Friday, October 10, 2008
To start I am going to take a hot shower, use a clean towel that has that wonderful clean towel smell, shave, moisturize, and then paint my toenails (let's be honest they are in desperate need). All while in some comfy pj's I might add. Then I will probably eat a bowl of cereal as I enjoy a great chick flick. I wonder what I'll watch??
Simple plans for Friday night but oh so wonderful plans!
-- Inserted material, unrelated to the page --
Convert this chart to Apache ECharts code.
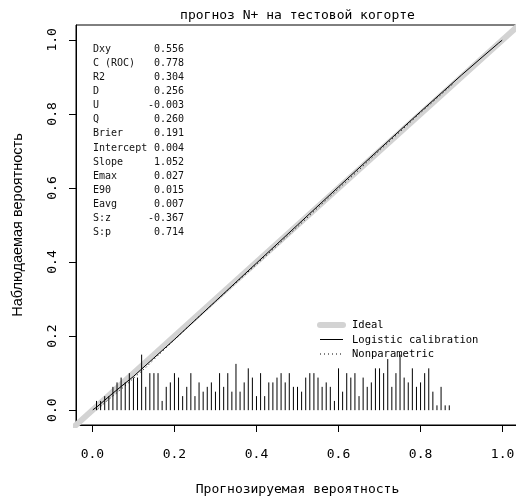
<!DOCTYPE html>
<html><head><meta charset="utf-8">
<script src="https://cdn.jsdelivr.net/npm/echarts@6/dist/echarts.min.js"></script>
<style>html,body{margin:0;padding:0;background:#fff}#c{width:516px;height:498px}</style>
</head><body><div id="c"></div>
<script>
const titleText = 'прогноз N+ на тестовой когорте';
const xAxisName = 'Прогнозируемая вероятность';
const yAxisName = 'Наблюдаемая вероятность';
const tickValues = [0, 0.2, 0.4, 0.6, 0.8, 1.0];
const tickLabels = ['0.0', '0.2', '0.4', '0.6', '0.8', '1.0'];
const statNames = ['Dxy', 'C (ROC)', 'R2', 'D', 'U', 'Q', 'Brier', 'Intercept', 'Slope', 'Emax', 'E90', 'Eavg', 'S:z', 'S:p'];
const statValues = ['0.556', '0.778', '0.304', '0.256', '-0.003', '0.260', '0.191', '0.004', '1.052', '0.027', '0.015', '0.007', '-0.367', '0.714'];
const legendNames = ['Ideal', 'Logistic calibration', 'Nonparametric'];
const idealLine = [[-0.1, -0.1], [1.1, 1.1]];
const logisticCal = [[0.001, 0.001], [0.01, 0.008], [0.03, 0.027], [0.05, 0.046], [0.1, 0.091], [0.15, 0.141], [0.2, 0.191], [0.3, 0.294], [0.4, 0.397], [0.5, 0.500], [0.6, 0.603], [0.7, 0.705], [0.8, 0.806], [0.9, 0.905], [0.95, 0.953], [0.99, 0.991], [0.999, 0.999]];
const nonparametric = [[0.013, 0.002], [0.03, 0.020], [0.05, 0.038], [0.08, 0.066], [0.10, 0.086], [0.13, 0.115], [0.16, 0.148], [0.20, 0.190], [0.25, 0.243], [0.30, 0.293], [0.35, 0.344], [0.40, 0.394], [0.45, 0.444], [0.50, 0.495], [0.55, 0.547], [0.60, 0.598], [0.65, 0.649], [0.70, 0.701], [0.75, 0.752], [0.80, 0.803], [0.85, 0.852], [0.88, 0.882]];
const spikeX = [0.01, 0.02, 0.03, 0.04, 0.05, 0.06, 0.07, 0.08, 0.09, 0.10,
  0.11, 0.12, 0.13, 0.14, 0.15, 0.16, 0.17, 0.18, 0.19, 0.20,
  0.21, 0.22, 0.23, 0.24, 0.25, 0.26, 0.27, 0.28, 0.29, 0.30,
  0.31, 0.32, 0.33, 0.34, 0.35, 0.36, 0.37, 0.38, 0.39, 0.40,
  0.41, 0.42, 0.43, 0.44, 0.45, 0.46, 0.47, 0.48, 0.49, 0.50,
  0.51, 0.52, 0.53, 0.54, 0.55, 0.56, 0.57, 0.58, 0.59, 0.60,
  0.61, 0.62, 0.63, 0.64, 0.65, 0.66, 0.67, 0.68, 0.69, 0.70,
  0.71, 0.72, 0.73, 0.74, 0.75, 0.76, 0.77, 0.78, 0.79, 0.80,
  0.81, 0.82, 0.83, 0.84, 0.85, 0.86, 0.87];
const spikeHeights = [0.025, 0.025, 0.038, 0.038, 0.063, 0.075, 0.088, 0.075, 0.100, 0.088,
  0.088, 0.150, 0.063, 0.100, 0.100, 0.100, 0.025, 0.063, 0.075, 0.100,
  0.088, 0.038, 0.063, 0.100, 0.038, 0.075, 0.050, 0.063, 0.075, 0.050,
  0.100, 0.063, 0.100, 0.050, 0.125, 0.050, 0.075, 0.113, 0.088, 0.038,
  0.100, 0.038, 0.075, 0.075, 0.088, 0.100, 0.075, 0.100, 0.063, 0.063,
  0.050, 0.088, 0.100, 0.100, 0.088, 0.063, 0.075, 0.063, 0.025, 0.113,
  0.050, 0.100, 0.088, 0.100, 0.038, 0.088, 0.063, 0.075, 0.113, 0.113,
  0.100, 0.138, 0.063, 0.100, 0.150, 0.088, 0.075, 0.113, 0.063, 0.075,
  0.100, 0.113, 0.050, 0.013, 0.063, 0.013, 0.013];

const mono = 'DejaVu Sans Mono';
const spikeData = spikeX.map((x, i) => [x, spikeHeights[i]]);
function tickLabel(v) {
  let best = 0;
  tickValues.forEach((t, i) => { if (Math.abs(t - v) < Math.abs(tickValues[best] - v)) best = i; });
  return tickLabels[best];
}
const legendStyles = [
  {stroke: '#d3d3d3', lineWidth: 6, lineCap: 'round'},
  {stroke: '#000', lineWidth: 1},
  {stroke: '#000', lineWidth: 1, lineDash: [1, 3]}
];
const legendGraphics = [];
legendNames.forEach((name, i) => {
  const y = 325 + i * 14.5;
  legendGraphics.push({type: 'line', shape: {x1: 320, y1: y, x2: 343, y2: y}, style: legendStyles[i], z: 10});
  legendGraphics.push({type: 'text', style: {text: name, x: 352, y: y + 0.5, textAlign: 'left', textVerticalAlign: 'middle', font: '10.5px "DejaVu Sans Mono"', fill: '#000'}, z: 10});
});

const chart = echarts.init(document.getElementById('c'), null, {renderer: 'canvas'});
chart.setOption({
  animation: false,
  backgroundColor: '#fff',
  grid: {left: 76, top: 25, width: 443, height: 400, show: true, borderColor: '#000', borderWidth: 1, backgroundColor: 'transparent', containLabel: false, outerBoundsMode: 'none'},
  xAxis: {
    type: 'value', min: -0.04, max: 1.04,
    axisLine: {show: true, onZero: false, lineStyle: {color: '#000', width: 1}},
    axisTick: {show: true, length: 7, customValues: tickValues, lineStyle: {color: '#000'}},
    axisLabel: {customValues: tickValues, formatter: tickLabel, margin: 23, fontFamily: mono, fontSize: 13, color: '#000'},
    splitLine: {show: false},
    name: xAxisName, nameLocation: 'middle', nameGap: 58,
    nameTextStyle: {fontFamily: mono, fontSize: 13, color: '#000'}
  },
  yAxis: {
    type: 'value', min: -0.04, max: 1.04,
    axisLine: {show: true, onZero: false, lineStyle: {color: '#000', width: 1}},
    axisTick: {show: true, length: 7, customValues: tickValues, lineStyle: {color: '#000'}},
    axisLabel: {customValues: tickValues, formatter: tickLabel, rotate: 90, margin: 17, fontFamily: mono, fontSize: 13, color: '#000'},
    splitLine: {show: false},
    name: yAxisName, nameLocation: 'middle', nameGap: 51,
    nameTextStyle: {fontFamily: 'Liberation Sans', fontSize: 14.5, color: '#000'}
  },
  graphic: [
    {type: 'text', style: {text: titleText, x: 297.5, y: 16, textAlign: 'center', textVerticalAlign: 'middle', font: '13px "DejaVu Sans Mono"', fill: '#000'}},
    {type: 'text', style: {text: statNames.join('\n'), x: 93, y: 42, textAlign: 'left', lineHeight: 14.13, font: '10px "DejaVu Sans Mono"', fill: '#111'}},
    {type: 'text', style: {text: statValues.join('\n'), x: 184, y: 42, textAlign: 'right', lineHeight: 14.13, font: '10px "DejaVu Sans Mono"', fill: '#111'}}
  ].concat(legendGraphics),
  series: [
    {name: 'Ideal', type: 'line', data: idealLine, symbol: 'none', clip: true, lineStyle: {color: '#d3d3d3', width: 6, cap: 'butt'}, z: 1},
    {name: 'Logistic calibration', type: 'line', data: logisticCal, symbol: 'none', clip: true, lineStyle: {color: '#000', width: 1}, z: 2},
    {name: 'Nonparametric', type: 'line', data: nonparametric, symbol: 'none', clip: true, lineStyle: {color: '#000', width: 1, type: [1, 3]}, z: 3},
    {name: 'spikes', type: 'custom', data: spikeData, z: 4, clip: true,
      renderItem: function (params, api) {
        const x = api.value(0), h = api.value(1);
        const p0 = api.coord([x, 0]), p1 = api.coord([x, h]);
        return {type: 'line', shape: {x1: p0[0], y1: p0[1], x2: p1[0], y2: p1[1]}, style: {stroke: '#000', lineWidth: 1}};
      }
    }
  ]
});
</script></body></html>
Wednesday, October 8, 2008
Monday, October 6, 2008
While walking to the JSMB we ran into a friend of S.O's. In the process of our chat with this friend a couple with one of those huge umbrella’s that soccer mom’s prop up at soccer games that shade the entire sideline comes walking through the crowd. What happened next had to be the funniest thing I have ever seen! The man and his wife were briskly walking and most definitely not paying attention to where their ginormous umbrella was landing. As they walked by S.O's friend the umbrella hooked around his head and he had to duck to keep from getting drug along with the couple! I couldn’t believe that this clueless couple had just about taken off this kid’s head! Funniest part about it was that they did it to someone else about 5 seconds later! Lesson to be learned here, watch where you’re hooking your umbrella or else you might find you have some additional passengers.